- [Short problem]
Among the records below, find each line that includes the string "with" and copy it.

── Data for this task

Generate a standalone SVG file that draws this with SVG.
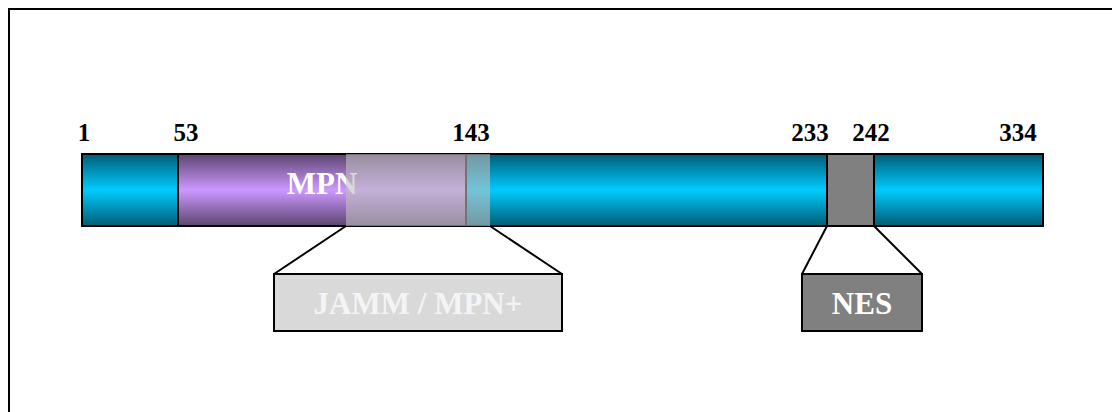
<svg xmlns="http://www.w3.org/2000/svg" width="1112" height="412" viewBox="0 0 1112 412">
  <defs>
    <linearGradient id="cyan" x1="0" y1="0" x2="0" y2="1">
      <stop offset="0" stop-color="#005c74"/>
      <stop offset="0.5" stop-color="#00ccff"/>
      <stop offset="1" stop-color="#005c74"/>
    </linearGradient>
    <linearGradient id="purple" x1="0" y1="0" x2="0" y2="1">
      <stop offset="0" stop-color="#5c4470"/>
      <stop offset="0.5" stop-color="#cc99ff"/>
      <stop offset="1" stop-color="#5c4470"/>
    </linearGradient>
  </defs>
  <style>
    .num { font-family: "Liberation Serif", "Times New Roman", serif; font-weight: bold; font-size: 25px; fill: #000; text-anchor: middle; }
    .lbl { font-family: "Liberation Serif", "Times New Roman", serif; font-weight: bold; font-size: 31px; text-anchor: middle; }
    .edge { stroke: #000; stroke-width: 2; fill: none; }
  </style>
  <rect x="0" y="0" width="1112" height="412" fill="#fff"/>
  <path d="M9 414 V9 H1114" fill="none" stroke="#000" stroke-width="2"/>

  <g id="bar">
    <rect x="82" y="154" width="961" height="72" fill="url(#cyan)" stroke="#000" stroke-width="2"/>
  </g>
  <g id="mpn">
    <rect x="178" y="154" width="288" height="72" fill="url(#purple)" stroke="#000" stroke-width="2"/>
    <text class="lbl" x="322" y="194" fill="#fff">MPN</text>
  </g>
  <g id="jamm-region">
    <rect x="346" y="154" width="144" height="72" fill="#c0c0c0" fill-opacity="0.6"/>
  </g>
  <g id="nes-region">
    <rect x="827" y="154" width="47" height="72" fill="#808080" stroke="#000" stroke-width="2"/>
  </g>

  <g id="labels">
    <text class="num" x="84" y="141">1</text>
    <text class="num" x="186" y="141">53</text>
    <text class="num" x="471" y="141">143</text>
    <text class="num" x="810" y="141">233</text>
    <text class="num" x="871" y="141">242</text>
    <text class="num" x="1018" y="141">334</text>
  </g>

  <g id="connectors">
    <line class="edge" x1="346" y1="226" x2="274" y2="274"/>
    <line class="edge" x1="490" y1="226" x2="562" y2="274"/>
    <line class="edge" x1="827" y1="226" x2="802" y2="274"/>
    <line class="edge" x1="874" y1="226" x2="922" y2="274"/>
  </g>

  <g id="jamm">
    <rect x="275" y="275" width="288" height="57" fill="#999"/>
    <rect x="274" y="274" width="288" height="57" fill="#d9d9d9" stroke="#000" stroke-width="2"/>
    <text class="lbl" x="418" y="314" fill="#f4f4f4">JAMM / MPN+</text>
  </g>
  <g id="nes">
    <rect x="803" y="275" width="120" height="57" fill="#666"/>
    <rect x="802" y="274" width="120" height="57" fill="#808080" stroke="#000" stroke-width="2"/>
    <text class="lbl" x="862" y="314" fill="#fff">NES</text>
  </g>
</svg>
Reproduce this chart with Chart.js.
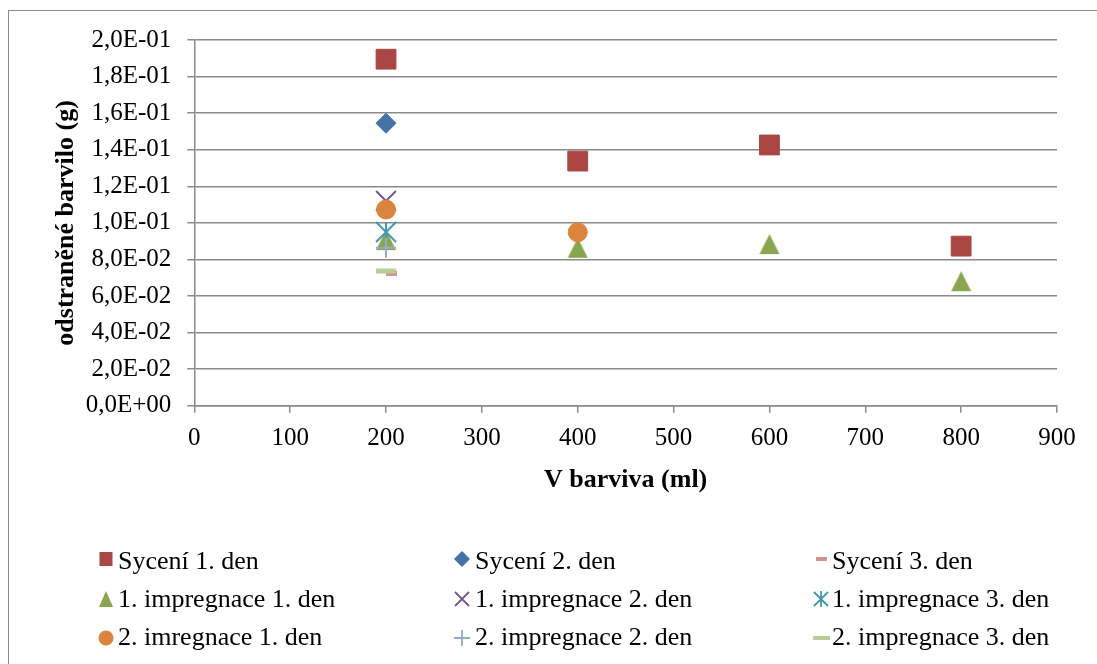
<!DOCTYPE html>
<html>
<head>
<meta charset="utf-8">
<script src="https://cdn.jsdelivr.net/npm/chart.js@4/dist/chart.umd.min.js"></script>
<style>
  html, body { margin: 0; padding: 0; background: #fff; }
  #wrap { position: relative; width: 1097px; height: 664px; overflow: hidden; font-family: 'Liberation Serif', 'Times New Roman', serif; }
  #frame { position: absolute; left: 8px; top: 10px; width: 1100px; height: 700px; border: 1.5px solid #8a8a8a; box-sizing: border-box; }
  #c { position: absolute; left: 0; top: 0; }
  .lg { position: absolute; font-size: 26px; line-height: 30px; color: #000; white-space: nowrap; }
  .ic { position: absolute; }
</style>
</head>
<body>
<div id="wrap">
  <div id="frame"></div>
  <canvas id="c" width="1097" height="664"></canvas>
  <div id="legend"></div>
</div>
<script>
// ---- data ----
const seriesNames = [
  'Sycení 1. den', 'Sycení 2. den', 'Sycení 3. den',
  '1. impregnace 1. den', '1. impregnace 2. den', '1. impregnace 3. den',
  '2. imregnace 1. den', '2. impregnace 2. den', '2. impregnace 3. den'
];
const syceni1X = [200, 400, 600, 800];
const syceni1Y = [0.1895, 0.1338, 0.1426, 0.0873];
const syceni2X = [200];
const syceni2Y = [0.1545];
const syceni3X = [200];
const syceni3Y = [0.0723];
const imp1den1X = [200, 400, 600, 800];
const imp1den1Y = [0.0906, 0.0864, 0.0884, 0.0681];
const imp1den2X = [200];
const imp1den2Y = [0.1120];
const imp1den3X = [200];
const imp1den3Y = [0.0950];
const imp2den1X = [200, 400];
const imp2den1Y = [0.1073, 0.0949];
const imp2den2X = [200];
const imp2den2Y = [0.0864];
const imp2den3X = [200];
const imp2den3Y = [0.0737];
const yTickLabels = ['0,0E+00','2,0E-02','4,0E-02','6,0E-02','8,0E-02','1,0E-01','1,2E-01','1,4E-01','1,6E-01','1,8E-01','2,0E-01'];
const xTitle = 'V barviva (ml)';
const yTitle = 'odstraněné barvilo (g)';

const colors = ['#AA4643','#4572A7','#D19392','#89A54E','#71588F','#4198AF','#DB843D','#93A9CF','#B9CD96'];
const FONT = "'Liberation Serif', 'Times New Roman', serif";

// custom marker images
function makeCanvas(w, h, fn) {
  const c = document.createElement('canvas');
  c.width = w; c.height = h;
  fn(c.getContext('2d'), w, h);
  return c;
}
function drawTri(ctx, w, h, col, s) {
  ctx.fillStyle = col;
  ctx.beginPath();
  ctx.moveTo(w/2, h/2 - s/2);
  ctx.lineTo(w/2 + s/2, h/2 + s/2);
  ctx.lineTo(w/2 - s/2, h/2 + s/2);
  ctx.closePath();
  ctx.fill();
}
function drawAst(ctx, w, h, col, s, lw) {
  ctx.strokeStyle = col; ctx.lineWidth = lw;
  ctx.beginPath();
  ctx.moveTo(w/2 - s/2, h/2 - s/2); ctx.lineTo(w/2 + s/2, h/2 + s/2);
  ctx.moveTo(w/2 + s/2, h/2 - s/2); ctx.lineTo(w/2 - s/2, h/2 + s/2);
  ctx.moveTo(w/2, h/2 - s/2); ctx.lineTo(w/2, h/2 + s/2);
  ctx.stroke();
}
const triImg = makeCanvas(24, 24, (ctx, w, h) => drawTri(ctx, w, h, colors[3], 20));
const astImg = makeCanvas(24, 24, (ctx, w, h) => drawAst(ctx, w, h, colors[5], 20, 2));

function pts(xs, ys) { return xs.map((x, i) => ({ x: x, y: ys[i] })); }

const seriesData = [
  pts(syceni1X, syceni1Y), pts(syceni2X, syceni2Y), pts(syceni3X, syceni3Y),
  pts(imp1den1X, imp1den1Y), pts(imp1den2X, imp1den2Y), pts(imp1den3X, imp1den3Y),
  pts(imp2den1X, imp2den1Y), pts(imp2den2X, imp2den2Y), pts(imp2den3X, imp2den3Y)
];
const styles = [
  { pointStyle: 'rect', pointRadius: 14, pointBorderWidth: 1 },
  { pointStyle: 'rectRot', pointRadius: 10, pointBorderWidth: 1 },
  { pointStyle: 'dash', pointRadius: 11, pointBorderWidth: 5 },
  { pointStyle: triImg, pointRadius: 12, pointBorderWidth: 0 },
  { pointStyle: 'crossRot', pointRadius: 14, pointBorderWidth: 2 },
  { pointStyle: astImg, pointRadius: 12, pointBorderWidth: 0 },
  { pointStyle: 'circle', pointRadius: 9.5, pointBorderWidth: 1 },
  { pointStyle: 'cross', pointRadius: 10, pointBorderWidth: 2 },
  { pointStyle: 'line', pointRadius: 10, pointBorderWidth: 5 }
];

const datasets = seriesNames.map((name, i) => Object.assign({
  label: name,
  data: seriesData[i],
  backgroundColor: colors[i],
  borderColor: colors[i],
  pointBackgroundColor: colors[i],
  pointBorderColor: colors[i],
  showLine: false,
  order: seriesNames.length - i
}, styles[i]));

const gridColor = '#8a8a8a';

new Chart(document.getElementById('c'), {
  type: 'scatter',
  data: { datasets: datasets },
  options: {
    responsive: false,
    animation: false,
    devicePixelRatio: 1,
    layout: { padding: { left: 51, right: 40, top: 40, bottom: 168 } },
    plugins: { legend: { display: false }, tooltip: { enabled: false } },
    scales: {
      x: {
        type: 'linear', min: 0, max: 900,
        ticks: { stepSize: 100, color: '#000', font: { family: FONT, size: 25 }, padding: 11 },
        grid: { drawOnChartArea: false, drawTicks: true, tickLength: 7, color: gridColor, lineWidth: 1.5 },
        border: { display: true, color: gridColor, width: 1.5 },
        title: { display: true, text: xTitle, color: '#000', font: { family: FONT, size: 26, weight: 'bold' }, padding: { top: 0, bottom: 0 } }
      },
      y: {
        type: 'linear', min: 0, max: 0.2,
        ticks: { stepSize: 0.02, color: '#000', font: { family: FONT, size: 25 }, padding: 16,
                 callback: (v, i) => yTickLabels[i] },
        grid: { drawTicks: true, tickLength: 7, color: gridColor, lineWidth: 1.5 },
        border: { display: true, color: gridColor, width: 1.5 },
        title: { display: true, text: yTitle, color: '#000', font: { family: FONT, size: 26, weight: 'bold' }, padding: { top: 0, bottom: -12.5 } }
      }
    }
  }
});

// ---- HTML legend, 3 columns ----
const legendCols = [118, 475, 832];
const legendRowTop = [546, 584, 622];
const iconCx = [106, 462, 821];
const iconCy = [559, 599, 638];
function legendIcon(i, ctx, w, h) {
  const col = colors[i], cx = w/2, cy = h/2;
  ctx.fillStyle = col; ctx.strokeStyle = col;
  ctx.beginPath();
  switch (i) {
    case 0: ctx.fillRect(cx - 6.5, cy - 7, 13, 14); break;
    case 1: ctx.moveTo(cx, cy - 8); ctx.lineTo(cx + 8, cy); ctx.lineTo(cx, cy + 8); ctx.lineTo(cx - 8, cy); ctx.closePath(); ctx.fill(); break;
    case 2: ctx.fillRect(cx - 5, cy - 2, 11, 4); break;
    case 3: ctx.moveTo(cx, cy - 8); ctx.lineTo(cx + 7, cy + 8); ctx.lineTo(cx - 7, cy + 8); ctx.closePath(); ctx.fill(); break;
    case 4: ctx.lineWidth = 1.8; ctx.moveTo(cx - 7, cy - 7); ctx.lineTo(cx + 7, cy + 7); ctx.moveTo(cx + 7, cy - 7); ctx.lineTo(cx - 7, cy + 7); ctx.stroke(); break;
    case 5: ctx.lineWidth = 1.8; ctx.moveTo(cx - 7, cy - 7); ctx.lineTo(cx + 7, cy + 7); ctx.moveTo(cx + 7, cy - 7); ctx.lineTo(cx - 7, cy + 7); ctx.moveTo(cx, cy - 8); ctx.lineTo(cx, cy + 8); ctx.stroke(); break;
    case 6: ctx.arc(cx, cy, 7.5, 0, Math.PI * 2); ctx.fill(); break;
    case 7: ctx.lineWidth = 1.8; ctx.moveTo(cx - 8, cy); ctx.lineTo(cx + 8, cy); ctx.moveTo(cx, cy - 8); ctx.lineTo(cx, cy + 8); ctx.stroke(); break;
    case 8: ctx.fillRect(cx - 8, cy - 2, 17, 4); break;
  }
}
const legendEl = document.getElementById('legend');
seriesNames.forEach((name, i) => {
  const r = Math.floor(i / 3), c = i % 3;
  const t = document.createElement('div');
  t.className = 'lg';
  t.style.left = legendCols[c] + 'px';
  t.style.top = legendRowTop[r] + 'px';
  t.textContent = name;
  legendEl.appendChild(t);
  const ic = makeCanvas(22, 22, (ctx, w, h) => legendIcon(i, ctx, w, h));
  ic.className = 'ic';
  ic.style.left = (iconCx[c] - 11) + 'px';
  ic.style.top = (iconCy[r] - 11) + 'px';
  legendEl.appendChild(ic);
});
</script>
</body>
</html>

────

- [Response to this task]
Generate a standalone SVG file that draws this with SVG.
Reproduce this chart with Chart.js.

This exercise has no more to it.